Les randonneurs croisent de plus en plus souvent des caméras installées dans les massifs montagneux. Dans les Vosges, la première a récemment fait son apparition, dans le cadre d'un projet collaboratif. Elles servent de sentinelles aux chercheurs pour documenter finement les effets du changement climatique sur la végétation, en complément d'outils plus macroscopiques, comme les satellites. Les explications de Pierre-Alexis Herrault et Damien Ertlen, du Laboratoire image, ville, environnement (Live, Unistra/CNRS).
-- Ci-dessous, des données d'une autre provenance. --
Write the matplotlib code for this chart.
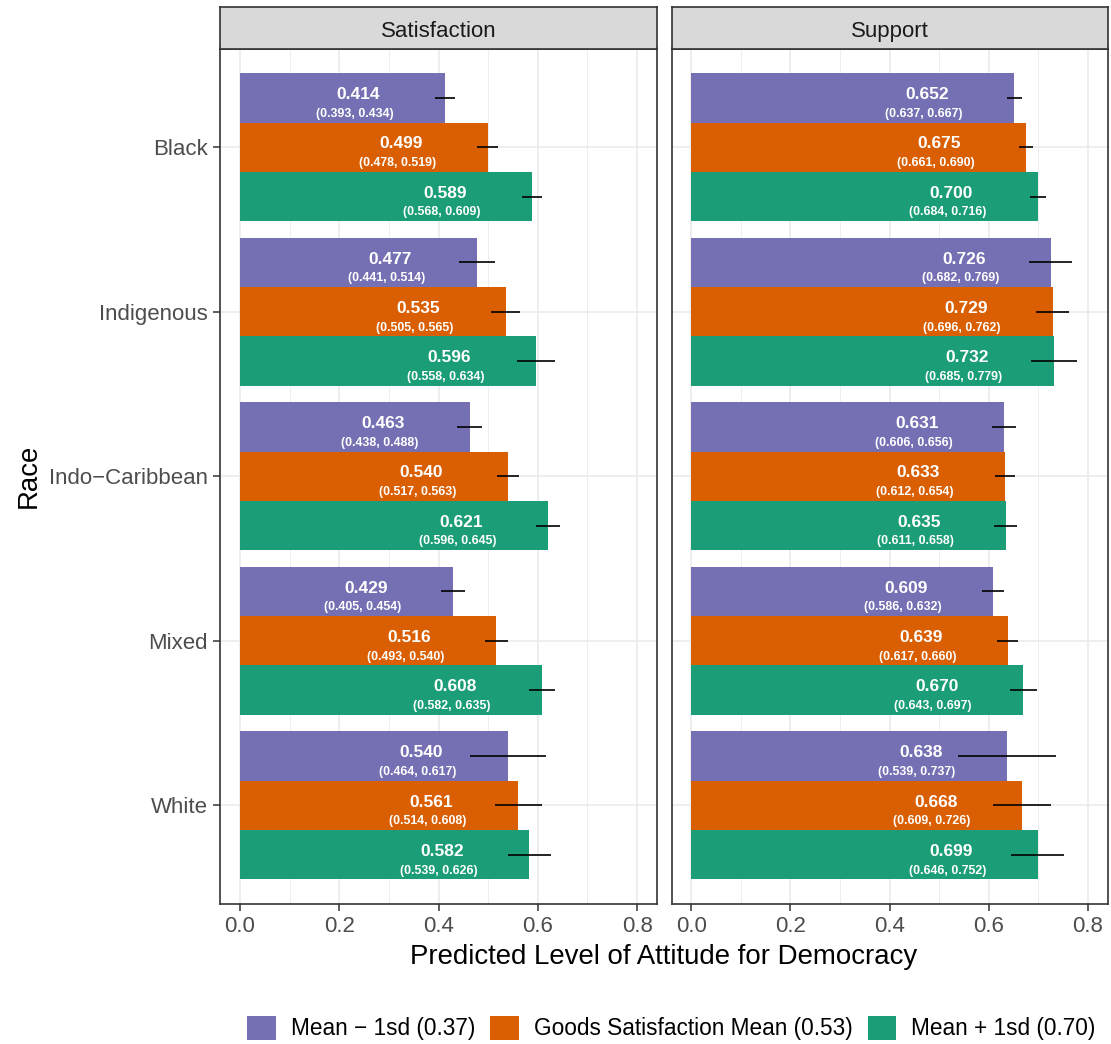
import matplotlib
matplotlib.use("Agg")
import matplotlib.pyplot as plt
from matplotlib.patches import Patch
import numpy as np

plt.rcParams["font.family"] = ["Liberation Sans", "DejaVu Sans"]

# ---- data -------------------------------------------------------------
races = ["Black", "Indigenous", "Indo\u2212Caribbean", "Mixed", "White"]
series = ["Mean \u2212 1sd (0.37)", "Goods Satisfaction Mean (0.53)", "Mean + 1sd (0.70)"]
series_colors = ["#7570B3", "#D95F02", "#1B9E77"]
panels = ["Satisfaction", "Support"]

# rows: race, columns: series
satisfaction_est = [[0.414, 0.499, 0.589],
                    [0.477, 0.535, 0.596],
                    [0.463, 0.540, 0.621],
                    [0.429, 0.516, 0.608],
                    [0.540, 0.561, 0.582]]
satisfaction_lo = [[0.393, 0.478, 0.568],
                   [0.441, 0.505, 0.558],
                   [0.438, 0.517, 0.596],
                   [0.405, 0.493, 0.582],
                   [0.464, 0.514, 0.539]]
satisfaction_hi = [[0.434, 0.519, 0.609],
                   [0.514, 0.565, 0.634],
                   [0.488, 0.563, 0.645],
                   [0.454, 0.540, 0.635],
                   [0.617, 0.608, 0.626]]

support_est = [[0.652, 0.675, 0.700],
               [0.726, 0.729, 0.732],
               [0.631, 0.633, 0.635],
               [0.609, 0.639, 0.670],
               [0.638, 0.668, 0.699]]
support_lo = [[0.637, 0.661, 0.684],
              [0.682, 0.696, 0.685],
              [0.606, 0.612, 0.611],
              [0.586, 0.617, 0.643],
              [0.539, 0.609, 0.646]]
support_hi = [[0.667, 0.690, 0.716],
              [0.769, 0.762, 0.779],
              [0.656, 0.654, 0.658],
              [0.632, 0.660, 0.697],
              [0.737, 0.726, 0.752]]

x_ticks = [0.0, 0.2, 0.4, 0.6, 0.8]
x_ticklabels = ["0.0", "0.2", "0.4", "0.6", "0.8"]

# ---- layout -----------------------------------------------------------
W, H = 1111, 1044
fig = plt.figure(figsize=(W / 100, H / 100), dpi=100)


def fig_rect(x0, y0, x1, y1):
    """pixel box (top-left origin) -> figure fraction rect"""
    return [x0 / W, 1 - y1 / H, (x1 - x0) / W, (y1 - y0) / H]


panel_x = [(220, 657), (671.5, 1107.5)]
panel_top, panel_bot = 48.5, 904
strip_top = 6.5

GRID = "#EBEBEB"
DARK = "#333333"
TICKLAB = "#4D4D4D"

bar_h = 0.3
offsets = [-0.3, 0.0, 0.3]
ypos = np.arange(1, len(races) + 1)

panel_data = [(satisfaction_est, satisfaction_lo, satisfaction_hi),
              (support_est, support_lo, support_hi)]

for p, (name, (est, lo, hi)) in enumerate(zip(panels, panel_data)):
    x0, x1 = panel_x[p]
    ax = fig.add_axes(fig_rect(x0, panel_top, x1, panel_bot))
    est = np.array(est)
    lo = np.array(lo)
    hi = np.array(hi)

    ax.set_xlim(-0.04, 0.84)
    ax.set_ylim(5.6, 0.4)
    ax.set_facecolor("white")

    ax.set_xticks(x_ticks)
    ax.set_xticklabels(x_ticklabels)
    ax.set_xticks([0.1, 0.3, 0.5, 0.7], minor=True)
    ax.set_yticks(ypos)
    ax.grid(True, which="major", axis="both", color=GRID, linewidth=1.2, zorder=0)
    ax.grid(True, which="minor", axis="x", color=GRID, linewidth=0.6, zorder=0)
    ax.set_axisbelow(True)

    ax.tick_params(axis="x", which="major", length=4.9, width=1.1, color=DARK,
                   labelsize=16.0, labelcolor=TICKLAB, pad=4.0)
    ax.tick_params(axis="x", which="minor", length=0)
    if p == 0:
        ax.set_yticklabels(races)
        ax.tick_params(axis="y", length=4.9, width=1.1, color=DARK,
                       labelsize=16.0, labelcolor=TICKLAB, pad=4)
    else:
        ax.tick_params(axis="y", length=0, labelleft=False)

    for s in ax.spines.values():
        s.set_color(DARK)
        s.set_linewidth(1.2)

    for j in range(len(series)):
        yy = ypos + offsets[j]
        ax.barh(yy, est[:, j], height=bar_h, color=series_colors[j],
                linewidth=0, zorder=2)
        ax.hlines(yy, lo[:, j], hi[:, j], color="black", linewidth=1.2, zorder=3)
        for i in range(len(races)):
            v = est[i, j]
            ax.annotate(f"{v:.3f}", xy=(v - 0.175, yy[i]), xytext=(0, -0.9),
                        textcoords="offset points", ha="center", va="baseline",
                        fontsize=12.5, fontweight="bold", color="white", zorder=4)
            ax.annotate(f"({lo[i, j]:.3f}, {hi[i, j]:.3f})",
                        xy=(v - 0.175, yy[i]), xytext=(-2.6, -13.6),
                        textcoords="offset points", ha="center", va="baseline",
                        fontsize=8.9, fontweight="bold", color="white", zorder=4)

    # facet strip
    sax = fig.add_axes(fig_rect(x0, strip_top, x1, panel_top))
    sax.set_facecolor("#D9D9D9")
    sax.set_xticks([])
    sax.set_yticks([])
    for s in sax.spines.values():
        s.set_color(DARK)
        s.set_linewidth(1.2)
    sax.text(0.5, 0.27, name, ha="center", va="baseline", fontsize=16.0,
             color="#1A1A1A", transform=sax.transAxes)

# axis titles
fig.text(663.5 / W, 1 - 957 / H, "Predicted Level of Attitude for Democracy",
         ha="center", va="center", fontsize=19.9, color="black")
fig.text(29 / W, 1 - 476 / H, "Race", ha="center", va="center",
         rotation=90, fontsize=19.9, color="black")

# legend
handles = [Patch(facecolor=c, edgecolor="none") for c in series_colors]
fig.legend(handles, series, loc="center", ncol=3,
           bbox_to_anchor=(671.5 / W, 1 - 1028 / H), frameon=False,
           fontsize=16.3, handlelength=1.25, handleheight=1.25,
           handletextpad=0.68, columnspacing=0.66, borderpad=0,
           borderaxespad=0)

fig.savefig("out.png", dpi=100, facecolor="white")
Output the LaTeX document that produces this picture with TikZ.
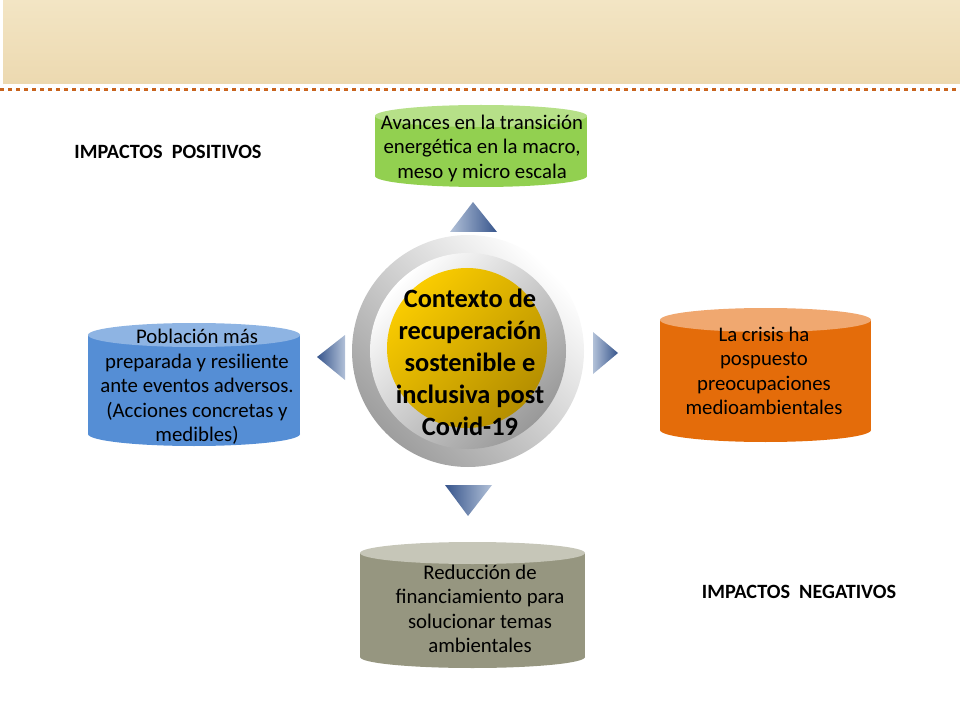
\documentclass[tikz,border=0pt]{standalone}
\usepackage{fontspec}
\setmainfont{Carlito}
\usetikzlibrary{positioning}

\definecolor{bannerA}{RGB}{243,229,196}
\definecolor{bannerB}{RGB}{236,217,176}
\definecolor{dotorange}{RGB}{200,100,30}
\definecolor{greenbody}{RGB}{146,208,80}
\definecolor{greentop}{RGB}{182,224,136}
\definecolor{bluebody}{RGB}{85,142,213}
\definecolor{bluetop}{RGB}{142,180,227}
\definecolor{orangebody}{RGB}{228,108,10}
\definecolor{orangetop}{RGB}{240,168,112}
\definecolor{graybody}{RGB}{150,150,128}
\definecolor{graytop}{RGB}{198,198,184}
\definecolor{triadark}{RGB}{55,85,140}
\definecolor{trialight}{RGB}{178,193,216}
\definecolor{goldlight}{RGB}{250,204,0}
\definecolor{golddark}{RGB}{180,142,0}

\begin{document}
\begin{tikzpicture}[
  x=0.75pt, y=-0.75pt,
  cyltext/.style={align=center, font=\fontsize{15.6}{18.4}\selectfont},
  centertext/.style={align=center, font=\bfseries\fontsize{19.8}{24}\selectfont},
  impacto/.style={font=\bfseries\fontsize{15.2}{16}\selectfont}
]
\useasboundingbox (0,0) rectangle (960,720);

% Banner and dotted rule
\shade[top color=bannerA, bottom color=bannerB] (3,0) rectangle (960,84);
\draw[dotorange, line width=2.6pt, dash pattern=on 3pt off 3pt] (0,89.5) -- (960,89.5);

% Cylinders (body, bottom end, top end)
\fill[greenbody] (375,116) rectangle (587,176);
\fill[greenbody] (481,176) ellipse [x radius=106, y radius=11];
\fill[greentop] (481,116) ellipse [x radius=106, y radius=11];

\fill[bluebody] (88,335) rectangle (300,434);
\fill[bluebody] (194,434) ellipse [x radius=106, y radius=12];
\fill[bluetop] (194,335) ellipse [x radius=106, y radius=12];

\fill[orangebody] (660,320) rectangle (871,430);
\fill[orangebody] (765.5,430) ellipse [x radius=105.5, y radius=12];
\fill[orangetop] (765.5,320) ellipse [x radius=105.5, y radius=12];

\fill[graybody] (360,553) rectangle (585,657);
\fill[graybody] (472.5,657) ellipse [x radius=112.5, y radius=11];
\fill[graytop] (472.5,553) ellipse [x radius=112.5, y radius=11];

% Pointers
\shade[left color=trialight, right color=triadark] (473,202) -- (497,232) -- (450,232) -- cycle;
\shade[left color=triadark, right color=trialight] (317,357) -- (345,335) -- (345,380) -- cycle;
\shade[left color=trialight, right color=triadark] (618,353) -- (593,374) -- (593,332) -- cycle;
\shade[left color=triadark, right color=trialight] (468,516) -- (445,485) -- (492,485) -- cycle;

% Central ring
\shade[top color=white, bottom color=black!38, shading angle=-45] (468,351) circle [radius=116];
\shade[top color=white, bottom color=black!40, shading angle=45] (468,351) circle [radius=98];
\shade[top color=goldlight, bottom color=golddark, shading angle=45] (467,348) circle [radius=80];

% Texts
\node[centertext] (contexto) at (470,362) {Contexto de\\recuperación\\sostenible e\\inclusiva post\\Covid-19};
\node[cyltext] (avances) at (482,148) {Avances en la transición\\energética en la macro,\\meso y micro escala};
\node[cyltext] (poblacion) at (197,387) {Población más\\preparada y resiliente\\ante eventos adversos.\\(Acciones concretas y\\medibles)};
\node[cyltext] (crisis) at (764,371) {La crisis ha\\pospuesto\\preocupaciones\\medioambientales};
\node[cyltext] (reduccion) at (480,609) {Reducción de\\financiamiento para\\solucionar temas\\ambientales};

\node[impacto] (positivos) at (168,152) {IMPACTOS\ \ POSITIVOS};
\node[impacto] (negativos) at (799,592) {IMPACTOS\ \ NEGATIVOS};

\end{tikzpicture}
\end{document}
A environ 1 300 mètres d'altitude, en haut d'un mât, la caméra surplombe la prairie du Rotenbach, en contrebas du sommet du Batteriekopf.

Installée en juillet dernier, elle est réglée pour capter cinq images par jour du site, pour documenter son évolution dans le temps, décrit Pierre-Alexis Herrault. Le géographe est à l'origine du projet Phénomène, pour « Phénologie multi-échelles des prairies de moyenne montagne par télédétection ».

La phénologie est un bon indicateur du réchauffement climatique

La phénologie, l'étude des variations des phénomènes périodiques de la vie animale et végétale, est un bon indicateur du réchauffement climatique. Ce dernier impacte fortement les milieux d’altitude et les espèces qui les composent. Ces dernières peuvent réagir à ces bouleversements en s’acclimatant ou en s’adaptant. Mais comment mesurer ces effets et leurs conséquences ?

Nous manquions d'observations fines et répétées dans le temps, poursuit Pierre-Alexis Herrault. La télédétection – le recueil et l'analyse de données à distance – vient pallier les limites des observations sur le terrain : équipée de capteurs visibles et infrarouges, la caméra permet un suivi colorimétrique du site. Les signaux captés retranscrivent l’activité chlorophyllienne des végétaux : très concrètement, on mesure l’évolution des prairies grâce aux photos acquises, que l'on traite automatiquement. Cet été, c'était déjà flagrant et particulièrement rapide.

Milieu remarquable de hautes-chaumes

Myrtille, callune, pulsatille blanche, arnica... Les prairies des Vosges ont ponctuellement déjà fait l’objet de plusieurs inventaires démontrant une diversité d’espèces très importante. Un écosystème remarquable de hautes-chaumes, souvent pâturées, classées réserve naturelle, décrit Pierre-Alexis Herrault.

Autre intérêt du projet : combiner les échelles d'observation. En utilisant des modèles statistiques, on va pouvoir mettre en relation ces données fines avec celles recueillies sur de plus grandes étendues, par satellite. L’objectif est aussi d’obtenir une batterie complète de données terrain à l’emplacement des caméras, notamment via des prélèvements dans le sol, des relevés botaniques ou climatiques, dans le but de mieux comprendre les relations caméra-satellite et l’influence des conditions locales sur le signal relevé, complète Damien Ertlen, pédologue (spécialiste des sols).

Science participative

Comme le projet est mené en réseau, tout un panel d'acteur est intéressé par les données recueillies (lire encadré). Avec l'idée de combiner les échelles spatio-temporelles, nous les mettons en ligne sur le site de science participative Phénocam. On dispose des données pour d'autres sites comparables de moyenne montagne en Italie ou en Slovénie, mais en France, ce genre de dispositif est plutôt cantonné aux Alpes et aux Pyrénées, précise Pierre-Alexis Herrault.

Les observations sont attendues pour des cycles pluri-annuels. De premières observations significatives vont pouvoir être tirées au bout d'un cycle complet de quatre saisons. Cet hiver, ça va par exemple être intéressant de voir l'évolution du manteau neigeux et ses effets sur la reprise de la végétation. Pour cela, deux autres caméras devraient venir compléter le dispositif en début d'année 2023, là aussi dans le Parc naturel régional des Ballons des Vosges.

Un projet interdisciplinaire et multipartenarial

Lancé en 2022, le projet Phénomène réunit des géographes, des pédologues (spécialistes des sols), des écologues, des climatologues… chercheurs au sein du LIVE à Strasbourg mais aussi l'Unité mixe de recherche (UMR) Biogéosciences (Université de Bourgogne Franche-Comté/CNRS/Ecole pratique des hautes études).

Intéressés au premier chef par ces observations, le Conservatoire des sites naturels alsaciens (CEN) et le Parc naturel régional des Ballons des Vosges sont aussi associés au projet, en participant à l’installation et à la maintenance du matériel en place.